Outline for January 11, 2016
Reading: text, §2, 3.1–3.2
Due: Presentation paper selection, Jan. 22; Project selection, Jan. 22; Homework 1, Jan. 25
- Access control matrix and entities
- State is (S, O, A) where S subjects, O objects, A access control matrix
- Entries are rights (represent abstract notions)
- Primitive operations
- enter r into A[s, o]
- delete r from A[s, o]
- create subject s (note that ∀ x [ A[s′, x] = A[x, s′] = ∅ ])
- create object o (note that ∀ x [ A[x, o′] = ∅ ])
- destroy subject s
- destroy object o
- Commands and examples
- Regular command: create•file
- Mono-operational command: make•owner
- Conditional command: grant•rights
- Biconditional command: grant•read•if•r•and•c
- Doing “or” of 2 conditions: grant•read•if•r•or•c
- Miscellaneous points
- Copy flag and right
- Own as a distinguished right
- Principle of attenuation of privilege
- What is the safety question?
- An unauthorized state is one in which a generic right r could be leaked into an entry in the ACM that did not previously contain r. An initial state is safe for r if it cannot lead to a state in which r could be leaked.
- Question: in a given arbitrary protection system, is safety decidable?
- Mono-operational case: there is an algorithm that decides whether a given mono-operational system and initial state is safe for a given generic right.

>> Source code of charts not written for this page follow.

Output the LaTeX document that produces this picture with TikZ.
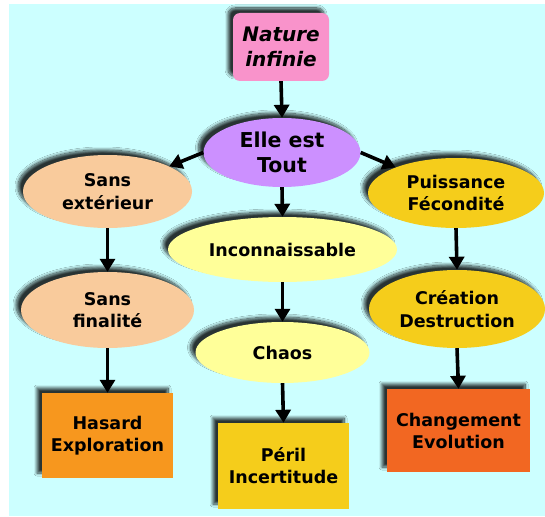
\documentclass[tikz,border=0pt]{standalone}
\usepackage{fontspec}
\setmainfont{DejaVu Sans}
\usetikzlibrary{shapes.geometric,arrows.meta,shadows,shadows.blur}
\definecolor{bgcyan}{HTML}{CCFFFF}
\definecolor{pinkc}{HTML}{F993CB}
\definecolor{lilac}{HTML}{CC90FF}
\definecolor{peach}{HTML}{F9CB9C}
\definecolor{gold}{HTML}{F5CD1B}
\definecolor{paleyel}{HTML}{FFFF99}
\definecolor{orangec}{HTML}{F7971E}
\definecolor{redor}{HTML}{F26722}
\tikzset{
  shad/.style={blur shadow={shadow xshift=-5pt,shadow yshift=5pt,shadow blur radius=3pt,shadow blur steps=12,shadow opacity=80}},
  ell/.style={ellipse,shad,inner sep=0pt,align=center,font=\fontsize{17.5}{22.5}\selectfont\bfseries},
  boxn/.style={rectangle,shad,inner sep=0pt,align=center,font=\fontsize{17.5}{22}\selectfont\bfseries},
  arr/.style={line width=3.6pt,-{Triangle[length=13pt,width=15pt]}}
}
\begin{document}
\begin{tikzpicture}[x=1pt,y=-1pt]
\useasboundingbox (0,0) rectangle (545,516);
\fill[bgcyan] (9,4) rectangle (545,516);
\node[boxn,rounded corners=7pt,fill=pinkc,minimum width=96pt,minimum height=68pt,font=\fontsize{20}{25}\selectfont\bfseries\itshape] (nat) at (281,47) {Nature\\infinie};
\node[ell,fill=lilac,minimum width=157pt,minimum height=69pt,font=\fontsize{20.5}{24.5}\selectfont\bfseries] (elle) at (282,152.5) {Elle est\\Tout};
\node[ell,fill=peach,minimum width=169pt,minimum height=73pt] (sext) at (107.5,191.5) {Sans\\extérieur};
\node[ell,fill=gold,minimum width=176pt,minimum height=70pt] (puis) at (456,193) {Puissance\\Fécondité};
\node[ell,fill=paleyel,minimum width=229pt,minimum height=65pt] (inc) at (282.5,249.5) {Inconnaissable};
\node[ell,fill=peach,minimum width=173pt,minimum height=76pt] (sfin) at (107.5,310) {Sans\\finalité};
\node[ell,fill=gold,minimum width=176pt,minimum height=78pt] (crea) at (457,309) {Création\\Destruction};
\node[ell,fill=paleyel,minimum width=174pt,minimum height=61pt] (chaos) at (282.5,352.5) {Chaos};
\node[boxn,fill=orangec,minimum width=131pt,minimum height=85pt] (has) at (107.5,435.5) {Hasard\\Exploration};
\node[boxn,fill=gold,minimum width=131pt,minimum height=86pt] (peril) at (283.5,466) {Péril\\Incertitude};
\node[boxn,fill=redor,minimum width=143pt,minimum height=83pt] (chg) at (458.5,430.5) {Changement\\Evolution};
\draw[arr] (nat.south) -- (elle.north);
\draw[arr] (elle.west) -- (sext);
\draw[arr] (elle.east) -- (puis);
\draw[arr] (elle.south) -- (inc.north);
\draw[arr] (sext.south) -- (sfin.north);
\draw[arr] (sfin.south) -- (has.north);
\draw[arr] (inc.south) -- (chaos.north);
\draw[arr] (chaos.south) -- (peril.north);
\draw[arr] (puis.south) -- (crea.north);
\draw[arr] (crea.south) -- (chg.north);
\end{tikzpicture}
\end{document}
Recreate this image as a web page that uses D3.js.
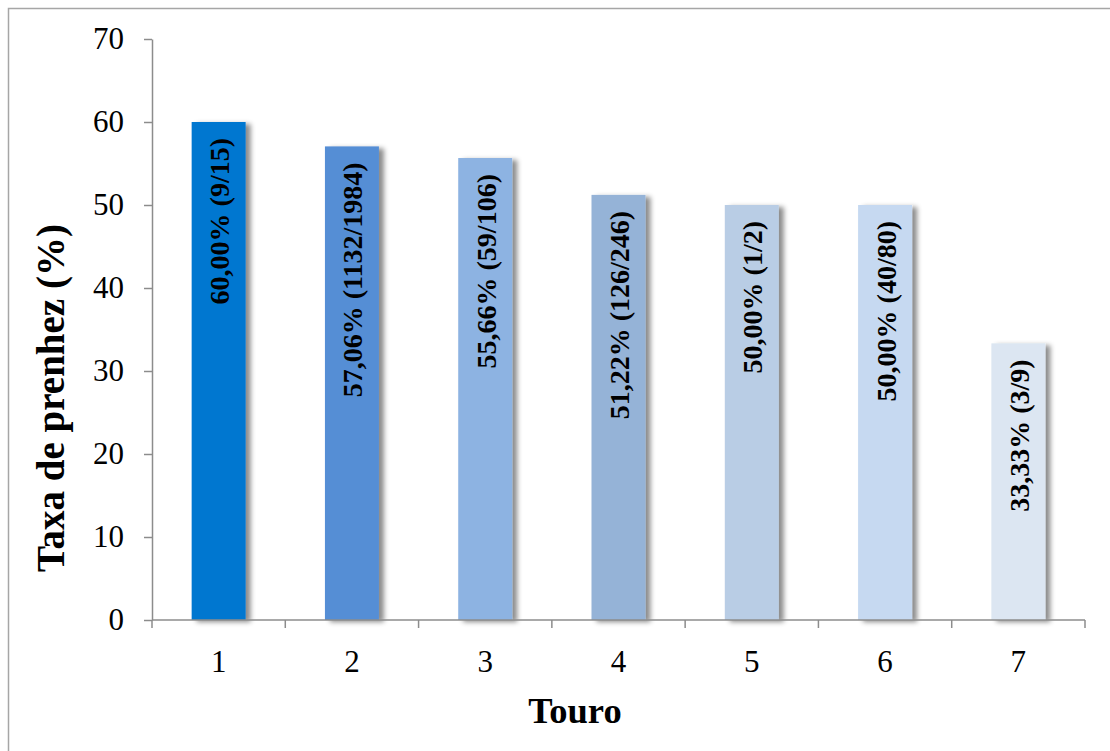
<!DOCTYPE html>
<html>
<head>
<meta charset="utf-8">
<script src="https://cdn.jsdelivr.net/npm/d3@7"></script>
<style>
  body { margin: 0; background: #fff; }
  svg text { font-family: "Times New Roman", "Liberation Serif", Times, "DejaVu Serif", serif !important; }
</style>
</head>
<body>
<svg id="canvas"></svg>
<script>
const touros = ["1", "2", "3", "4", "5", "6", "7"];
const taxas = [60.00, 57.06, 55.66, 51.22, 50.00, 50.00, 33.33];
const rotulos = ["60,00% (9/15)", "57,06% (1132/1984)", "55,66% (59/106)", "51,22% (126/246)",
                 "50,00% (1/2)", "50,00% (40/80)", "33,33% (3/9)"];
const cores = ["#0077d0", "#558ed5", "#8db3e2", "#95b3d7", "#b9cde5", "#c6d9f1", "#dce6f2"];
const yTicks = [0, 10, 20, 30, 40, 50, 60, 70];

const width = 1110;
const height = 751;
const margin = { top: 39, right: 25, bottom: 131, left: 152 };
const innerWidth = width - margin.left - margin.right;
const innerHeight = height - margin.top - margin.bottom;

const svg = d3.select("#canvas")
    .attr("width", width)
    .attr("height", height);

// outer chart frame (right/bottom fall outside the picture)
svg.append("rect")
    .attr("x", 8.5).attr("y", 8.5)
    .attr("width", width + 20).attr("height", height + 20)
    .attr("fill", "#fff")
    .attr("stroke", "#a6a6a6")
    .attr("stroke-width", 1.5);

const defs = svg.append("defs");
const shadow = defs.append("filter").attr("id", "shadow")
    .attr("x", "-20%").attr("y", "-5%").attr("width", "160%").attr("height", "110%");
shadow.append("feDropShadow")
    .attr("dx", 5).attr("dy", 2)
    .attr("stdDeviation", 2.5)
    .attr("flood-color", "#000")
    .attr("flood-opacity", 0.45);

const g = svg.append("g").attr("transform", `translate(${margin.left}, ${margin.top})`);

const scaleX = d3.scaleBand()
    .domain(touros)
    .range([0, innerWidth])
    .paddingInner(0.595)
    .paddingOuter(0.2975);
const scaleY = d3.scaleLinear()
    .domain([0, 70])
    .range([innerHeight, 0]);

// bars
g.selectAll("rect.bar")
    .data(touros)
    .join("rect")
    .classed("bar", true)
    .attr("x", d => scaleX(d))
    .attr("y", (d, i) => scaleY(taxas[i]))
    .attr("width", scaleX.bandwidth())
    .attr("height", (d, i) => scaleY(0) - scaleY(taxas[i]))
    .attr("fill", (d, i) => cores[i])
    .attr("filter", "url(#shadow)");

// y axis
const axisY = g.append("g")
    .call(d3.axisLeft(scaleY).tickValues(yTicks).tickSize(8).tickSizeOuter(0).tickPadding(20));
axisY.attr("font-family", null);
axisY.select(".domain").attr("stroke", "#8c8c8c").attr("stroke-width", 1.5);
axisY.selectAll(".tick line").attr("stroke", "#8c8c8c").attr("stroke-width", 1.5);
axisY.selectAll(".tick text")
    .attr("font-size", 31)
    .attr("fill", "#000");

// x axis: ticks sit on the band boundaries
const axisX = g.append("g").attr("transform", `translate(0, ${innerHeight})`);
axisX.append("line")
    .attr("x1", 0).attr("x2", innerWidth)
    .attr("stroke", "#8c8c8c").attr("stroke-width", 1.5);
const bounds = touros.map(d => scaleX(d) - scaleX.step() * scaleX.paddingOuter());
bounds.push(innerWidth);
axisX.selectAll("line.tick")
    .data(bounds)
    .join("line")
    .classed("tick", true)
    .attr("x1", d => d).attr("x2", d => d)
    .attr("y1", 0).attr("y2", 8)
    .attr("stroke", "#8c8c8c").attr("stroke-width", 1.5);
axisX.selectAll("text")
    .data(touros)
    .join("text")
    .attr("x", d => scaleX(d) + scaleX.bandwidth() / 2)
    .attr("y", 52)
    .attr("text-anchor", "middle")
    .attr("font-size", 31)
    .text(d => d);

// value labels
g.selectAll("text.rotulo")
    .data(touros)
    .join("text")
    .classed("rotulo", true)
    .attr("transform", (d, i) => `translate(${scaleX(d) + scaleX.bandwidth() / 2 + 1}, ${scaleY(taxas[i]) + 16}) rotate(-90)`)
    .attr("text-anchor", "end")
    .attr("dominant-baseline", "central")
    .attr("font-size", 28)
    .attr("font-weight", "bold")
    .text((d, i) => rotulos[i]);

// axis titles
svg.append("text")
    .attr("x", 575)
    .attr("y", 723)
    .attr("text-anchor", "middle")
    .attr("font-size", 36.5)
    .attr("font-weight", "bold")
    .text("Touro");

svg.append("text")
    .attr("transform", `translate(50, 398) rotate(-90)`)
    .attr("text-anchor", "middle")
    .attr("dominant-baseline", "central")
    .attr("font-size", 39)
    .attr("font-weight", "bold")
    .text("Taxa de prenhez (%)");
</script>
</body>
</html>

- General case: It is undecidable whether a given state of a given protection system is safe for a given generic right.
- Approach: represent Turing machine tape as access control matrix, transitions as commands
- Reduce halting problem to it
- Related results
- The set of unsafe systems is recursively enumerable
- Monotonicity: no delete or destroy primitive operations
- The safety question for biconditional monotonic protection systems is undecidable.
- The safety question for monoconditional monotonic protection systems is decidable.
- The safety question for monoconditional protection systems without the destroy primitive operation is decidable.